Темные, обшарпанные интерьеры присутственных мест, казенный холод квартир, целый комплекс заброшенных зданий в лесу в Южном Тушине, где идет поисковая операция (некое фантастическое допущение вполне в духе автора), — ничейное пространство исчезающего мира. Ощущение жути, неминуемой беды достигается не нагнетанием напряжения в кадре, а, напротив, обыденностью, рутиной равнодушия и ожесточения. Эта предельная душевная скудость, кромешность взаимного отчуждения близких, ближайших друг другу людей, не дает ни единого шанса на благополучный исход.

Общепринятый, вполне нормативный образ жизни, отношений, все эти поиски счастья на стороне — в действительности что-то удивительно подлое, морально невыносимое, сообщает о нашей эпохе и способе существования в ней нечто ужасное, но почему-то никем не замеченное.

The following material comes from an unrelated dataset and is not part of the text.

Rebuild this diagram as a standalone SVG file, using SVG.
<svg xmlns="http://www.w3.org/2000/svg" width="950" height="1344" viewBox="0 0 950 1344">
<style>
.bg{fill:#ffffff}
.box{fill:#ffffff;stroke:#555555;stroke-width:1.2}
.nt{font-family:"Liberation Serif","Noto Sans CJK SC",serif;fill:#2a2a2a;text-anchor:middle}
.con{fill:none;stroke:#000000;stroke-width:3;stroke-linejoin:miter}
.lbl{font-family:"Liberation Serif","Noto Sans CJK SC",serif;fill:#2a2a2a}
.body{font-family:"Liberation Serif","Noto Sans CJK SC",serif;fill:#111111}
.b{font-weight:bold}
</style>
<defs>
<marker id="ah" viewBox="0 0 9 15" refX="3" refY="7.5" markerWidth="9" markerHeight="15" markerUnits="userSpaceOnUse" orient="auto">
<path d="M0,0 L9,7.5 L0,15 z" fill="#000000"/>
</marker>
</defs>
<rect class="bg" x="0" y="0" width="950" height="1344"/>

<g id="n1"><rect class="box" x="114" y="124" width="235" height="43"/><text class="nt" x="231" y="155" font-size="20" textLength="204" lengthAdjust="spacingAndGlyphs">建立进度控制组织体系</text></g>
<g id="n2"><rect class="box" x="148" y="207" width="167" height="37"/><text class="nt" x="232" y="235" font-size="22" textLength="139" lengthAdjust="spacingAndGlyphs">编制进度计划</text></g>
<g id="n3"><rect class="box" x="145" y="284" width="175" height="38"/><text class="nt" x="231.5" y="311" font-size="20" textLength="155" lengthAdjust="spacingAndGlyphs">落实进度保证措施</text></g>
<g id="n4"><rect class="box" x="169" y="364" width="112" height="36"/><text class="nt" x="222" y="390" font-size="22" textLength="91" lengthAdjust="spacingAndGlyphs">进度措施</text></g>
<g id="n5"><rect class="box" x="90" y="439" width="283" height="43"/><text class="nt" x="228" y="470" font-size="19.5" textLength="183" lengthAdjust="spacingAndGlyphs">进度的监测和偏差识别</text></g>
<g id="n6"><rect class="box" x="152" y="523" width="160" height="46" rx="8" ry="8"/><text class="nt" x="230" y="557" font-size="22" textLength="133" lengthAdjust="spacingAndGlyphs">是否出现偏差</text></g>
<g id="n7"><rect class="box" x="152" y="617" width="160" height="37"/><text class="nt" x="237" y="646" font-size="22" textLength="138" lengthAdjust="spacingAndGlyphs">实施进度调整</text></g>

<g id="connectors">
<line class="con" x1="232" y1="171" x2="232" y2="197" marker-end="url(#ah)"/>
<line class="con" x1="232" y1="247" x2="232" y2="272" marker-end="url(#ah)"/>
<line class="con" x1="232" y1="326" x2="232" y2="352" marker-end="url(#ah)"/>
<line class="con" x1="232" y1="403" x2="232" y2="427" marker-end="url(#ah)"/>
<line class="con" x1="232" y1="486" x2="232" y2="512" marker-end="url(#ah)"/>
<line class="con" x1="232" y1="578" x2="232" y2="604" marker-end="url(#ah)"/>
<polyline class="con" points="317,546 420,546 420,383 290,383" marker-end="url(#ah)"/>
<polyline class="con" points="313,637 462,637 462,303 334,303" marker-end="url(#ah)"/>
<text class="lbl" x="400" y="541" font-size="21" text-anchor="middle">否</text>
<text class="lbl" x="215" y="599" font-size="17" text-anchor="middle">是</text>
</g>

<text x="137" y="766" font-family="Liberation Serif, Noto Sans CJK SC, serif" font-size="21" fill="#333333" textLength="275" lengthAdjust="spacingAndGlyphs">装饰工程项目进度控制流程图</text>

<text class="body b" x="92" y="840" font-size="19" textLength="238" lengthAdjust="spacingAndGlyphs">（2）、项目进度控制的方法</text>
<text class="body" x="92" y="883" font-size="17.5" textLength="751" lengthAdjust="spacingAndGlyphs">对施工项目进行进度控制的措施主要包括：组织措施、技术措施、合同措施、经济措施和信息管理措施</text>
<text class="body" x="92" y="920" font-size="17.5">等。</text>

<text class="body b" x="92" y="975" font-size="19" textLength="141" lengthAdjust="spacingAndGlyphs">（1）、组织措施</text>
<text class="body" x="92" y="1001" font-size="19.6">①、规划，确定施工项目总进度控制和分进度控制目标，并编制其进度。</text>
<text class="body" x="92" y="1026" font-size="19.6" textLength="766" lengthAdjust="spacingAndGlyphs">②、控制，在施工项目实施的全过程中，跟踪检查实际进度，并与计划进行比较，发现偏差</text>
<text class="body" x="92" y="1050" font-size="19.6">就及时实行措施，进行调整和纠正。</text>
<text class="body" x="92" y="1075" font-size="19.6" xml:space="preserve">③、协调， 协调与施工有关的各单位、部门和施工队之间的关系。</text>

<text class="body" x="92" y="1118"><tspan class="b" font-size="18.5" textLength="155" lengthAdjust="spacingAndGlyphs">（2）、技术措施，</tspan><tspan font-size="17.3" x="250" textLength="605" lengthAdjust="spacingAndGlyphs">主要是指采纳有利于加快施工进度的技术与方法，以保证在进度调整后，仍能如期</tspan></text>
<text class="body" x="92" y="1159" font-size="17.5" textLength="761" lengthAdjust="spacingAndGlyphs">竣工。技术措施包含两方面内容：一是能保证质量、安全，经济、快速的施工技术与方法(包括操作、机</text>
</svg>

По версии фильма, отчуждение и озлобление здесь достигли тех степеней и стадий, когда уже не могут быть опознаны как таковые, они суть, сама ткань жизни на молекулярном уровне. «Нелюбовь» — это не социальный диагноз, не констатация актуального состояния, а некая непреодолимая сила, неумолимо действующая через людей помимо их воли и сознания.

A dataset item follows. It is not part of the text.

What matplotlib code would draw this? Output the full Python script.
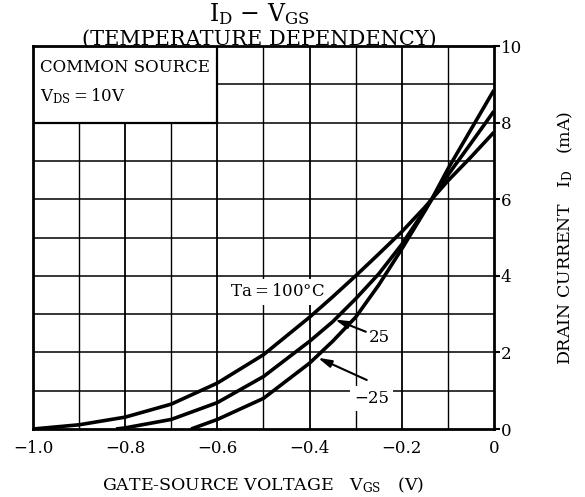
import matplotlib
matplotlib.use("Agg")
import matplotlib.pyplot as plt
from matplotlib.patches import Rectangle

plt.rcParams['font.family'] = ['DejaVu Serif']
plt.rcParams['mathtext.fontset'] = 'dejavuserif'

# VGS (V) vs ID (mA)
vgs_100 = [-1.0, -0.9, -0.8, -0.7, -0.6, -0.5, -0.4, -0.35, -0.3, -0.25, -0.2, -0.15,
           -0.135, -0.1, -0.05, 0.0]
id_100 = [0.0, 0.11, 0.31, 0.65, 1.2, 1.94, 2.92, 3.45, 4.0, 4.57, 5.15, 5.79,
          6.0, 6.48, 7.1, 7.75]

vgs_25 = [-0.82, -0.8, -0.7, -0.6, -0.5, -0.4, -0.35, -0.3, -0.25, -0.2, -0.15,
          -0.135, -0.1, -0.05, 0.0]
id_25 = [0.0, 0.03, 0.25, 0.69, 1.37, 2.29, 2.8, 3.4, 4.05, 4.82, 5.72,
         6.0, 6.63, 7.46, 8.3]

vgs_m25 = [-0.657, -0.6, -0.5, -0.4, -0.35, -0.3, -0.25, -0.2, -0.15, -0.135, -0.1,
           -0.05, 0.0]
id_m25 = [0.0, 0.25, 0.8, 1.72, 2.29, 2.92, 3.76, 4.7, 5.69, 6.0, 6.79,
          7.82, 8.85]

xticks = [-1.0, -0.8, -0.6, -0.4, -0.2, 0]
xticklabels = ['\u22121.0', '\u22120.8', '\u22120.6', '\u22120.4', '\u22120.2', '0']
yticks = [0, 2, 4, 6, 8, 10]

fig = plt.figure(figsize=(5.85, 4.97), dpi=100)
ax = fig.add_axes([0.0564, 0.1368, 0.788, 0.7706])

ax.set_xlim(-1.0, 0)
ax.set_ylim(0, 10)

# grid: every 0.1 V and every 1 mA
for i in range(1, 10):
    ax.axvline(-1.0 + i * 0.1, color='black', lw=1.3 if i % 2 == 0 else 1.0, zorder=1)
    ax.axhline(i, color='black', lw=1.1, zorder=1)

for xs, ys in [(vgs_100, id_100), (vgs_25, id_25), (vgs_m25, id_m25)]:
    ax.plot(xs, ys, color='black', lw=2.6, solid_joinstyle='round',
            solid_capstyle='butt', zorder=4)

# condition box in the corner
ax.add_patch(Rectangle((-1.0, 8), 0.4, 2, facecolor='white', edgecolor='black',
                       lw=1.6, zorder=3))
ax.text(-0.985, 9.45, 'COMMON SOURCE', fontsize=12, va='center', ha='left', zorder=5)
ax.text(-0.985, 8.7, r'V$_{\mathrm{DS}}$$=$10V', fontsize=12, va='center', ha='left', zorder=5)

lab = dict(boxstyle='square,pad=0.25', facecolor='white', edgecolor='none')
ax.text(-0.47, 3.58, 'Ta$=$100\u00b0C', fontsize=12, ha='center', va='center',
        bbox=lab, zorder=3)
ax.text(-0.248, 2.38, '25', fontsize=12, ha='center', va='center', bbox=lab, zorder=3)
ax.text(-0.265, 0.8, '\u221225', fontsize=12, ha='center', va='center', bbox=lab, zorder=3)

arr = dict(arrowstyle='-|>,head_length=0.8,head_width=0.22', color='black', lw=1.5,
           shrinkA=0, shrinkB=0)
ax.annotate('', xy=(-0.345, 2.86), xytext=(-0.278, 2.54), arrowprops=arr, zorder=5)
ax.annotate('', xy=(-0.382, 1.86), xytext=(-0.276, 1.28), arrowprops=arr, zorder=5)

for s in ax.spines.values():
    s.set_linewidth(2.0)
    s.set_zorder(6)

ax.set_xticks(xticks)
ax.set_xticklabels(xticklabels, fontsize=12)
ax.tick_params(axis='x', length=0, pad=8)
ax.yaxis.tick_right()
ax.set_yticks(yticks)
ax.set_yticklabels([str(v) for v in yticks], fontsize=12)
ax.tick_params(axis='y', direction='out', length=4, width=1.5, pad=1)

ax.set_xlabel(r'GATE-SOURCE VOLTAGE   V$_{\mathrm{GS}}$   (V)', fontsize=12.5, labelpad=13)
ax.yaxis.set_label_position('right')
ax.set_ylabel(r'DRAIN CURRENT   I$_{\mathrm{D}}$   (mA)', fontsize=12.5, labelpad=24)

fig.text(0.444, 0.972, r'I$_{\mathrm{D}}$ $-$ V$_{\mathrm{GS}}$', fontsize=17,
         ha='center', va='center')
fig.text(0.444, 0.92, '(TEMPERATURE DEPENDENCY)', fontsize=15, ha='center',
         va='center')

fig.savefig('out.png', dpi=100)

Самостоятельное действующее лицо (едва ли не главное в фильме) — заснеженный блочно-панельный пейзаж за окном, расчеловеченный, исполненный космического холода постсоветский ландшафт. Невольно возникает ощущение инопланетного мира — с минимальным содержанием кислорода в атмосфере. Кажется, что это он, город-людоед, злой русский Солярис, похищает детей и все человеческое без вести и без остатка.

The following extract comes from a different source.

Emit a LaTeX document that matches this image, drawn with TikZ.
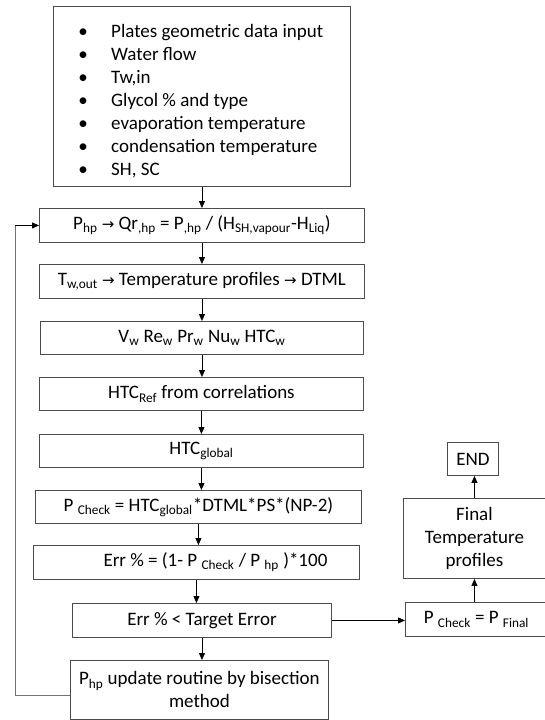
\documentclass[tikz,border=0pt]{standalone}
\usepackage{fontspec}
\setmainfont{Carlito}
\newfontfamily\symfont{DejaVu Sans}
\usetikzlibrary{arrows.meta}
\newcommand{\ra}{{\symfont\fontsize{15}{15}\selectfont →}}
\newcommand{\sbs}[1]{\textsubscript{#1}}
\begin{document}
\begin{tikzpicture}[x=1pt,y=-1pt,
  font=\fontsize{19}{23}\selectfont,
  box/.style={draw=black!70, line width=0.9pt, inner sep=0pt, anchor=north west},
  arr/.style={-{Triangle[length=7pt,width=6pt]}, line width=0.8pt, draw=black}]
\useasboundingbox (0,0) rectangle (545,720);
\node[box, minimum width=297, minimum height=180] (b1) at (53,6) {};
\foreach \t [count=\i] in {Plates geometric data input, Water flow, {Tw,in}, Glycol \% and type, evaporation temperature, condensation temperature, {SH, SC}} {
  \node[anchor=base, inner sep=0pt] (bu\i) at (83,14+23*\i) {•};
  \node[anchor=base west, inner sep=0pt] (l\i) at (111,14+23*\i) {\t};
}
\node[box, minimum width=325, minimum height=34] (b2) at (39,208) {P\sbs{hp} \ra{} Qr\sbs{,hp} = P\sbs{,hp} / (H\sbs{SH,vapour}-H\sbs{Liq})};
\node[box, minimum width=325, minimum height=34] (b3) at (39,264) {T\sbs{w,out} \ra{} Temperature profiles \ra{} DTML};
\node[box, minimum width=323, minimum height=33] (b4) at (40,321) {V\sbs{w} Re\sbs{w} Pr\sbs{w} Nu\sbs{w} HTC\sbs{w}};
\node[box, minimum width=324, minimum height=33] (b5) at (39,377) {HTC\sbs{Ref} from correlations};
\node[box, minimum width=324, minimum height=33] (b6) at (39,434) {HTC\sbs{global}};
\node[box, minimum width=326, minimum height=33] (b7) at (35,490) {P \sbs{Check} = HTC\sbs{global}*DTML*PS*(NP-2)};
\node[box, minimum width=326, minimum height=34] (b8) at (33,545) {};
\node (t8) at ([xshift=19pt]b8.center) {Err \% = (1- P \sbs{Check} / P \sbs{hp} )*100};
\node[box, minimum width=259, minimum height=34] (b9) at (72,603) {Err \% < Target Error};
\node[box, minimum width=258, minimum height=59, align=center] (b10) at (70,660) {P\sbs{hp} update routine by bisection\\method};
\node[box, minimum width=142, minimum height=34] (b11) at (405,602) {P \sbs{Check} = P \sbs{Final}};
\node[box, minimum width=142, minimum height=80, align=center] (b12) at (403,498) {Final\\Temperature\\profiles};
\node[box, minimum width=51, minimum height=33] (b13) at (447,442) {END};
\foreach \a/\b in {b1/b2, b2/b3, b3/b4, b4/b5, b5/b6, b6/b7, b7/b8, b8/b9, b9/b10} {
  \draw[arr] (\a.south) -- (\a.south |- \b.north);
}
\draw[arr] (b9.east) -- (b9.east -| b11.west);
\draw[arr] (b12.south |- b11.north) -- (b12.south);
\draw[arr] (b12.north) -- (b12.north |- b13.south);
\coordinate (c1) at (15,695);
\draw[line width=0.8pt, black!55] (b10.west |- c1) -- (c1) -- (c1 |- b2.west);
\draw[arr] (c1 |- b2.west) -- (b2.west);
\end{tikzpicture}
\end{document}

В этом можно усмотреть некое алиби для главных героев, шанс переноса вины на обстоятельства и эпоху. До какой степени мир определяет наши реакции и чувства, ответственность за принятые решения? В этом кажущемся безжалостным, безвыходным мороке едва ли люди способны на большее, нежели просто выживать. Впечатление, что очень давно их выкинули на враждебную, чужую территорию, где единственная возможность выжить — не выдать в себе человека, и этот навык бесчеловечности в нескольких поколениях доведен почти до полного автоматизма. Они отчуждены от среды обитания, от труда, от дома, от семьи, от самих себя, сомнамбулически передвигаются в казенного вида камерах комфорт-класса. Тут немыслимы апелляции к совести, и даже животные инстинкты продолжения рода подавлены слепой функциональностью. Философия этих людей — «жить как все», преуспеть согласно неким установленным (кем?) жизненным стандартам.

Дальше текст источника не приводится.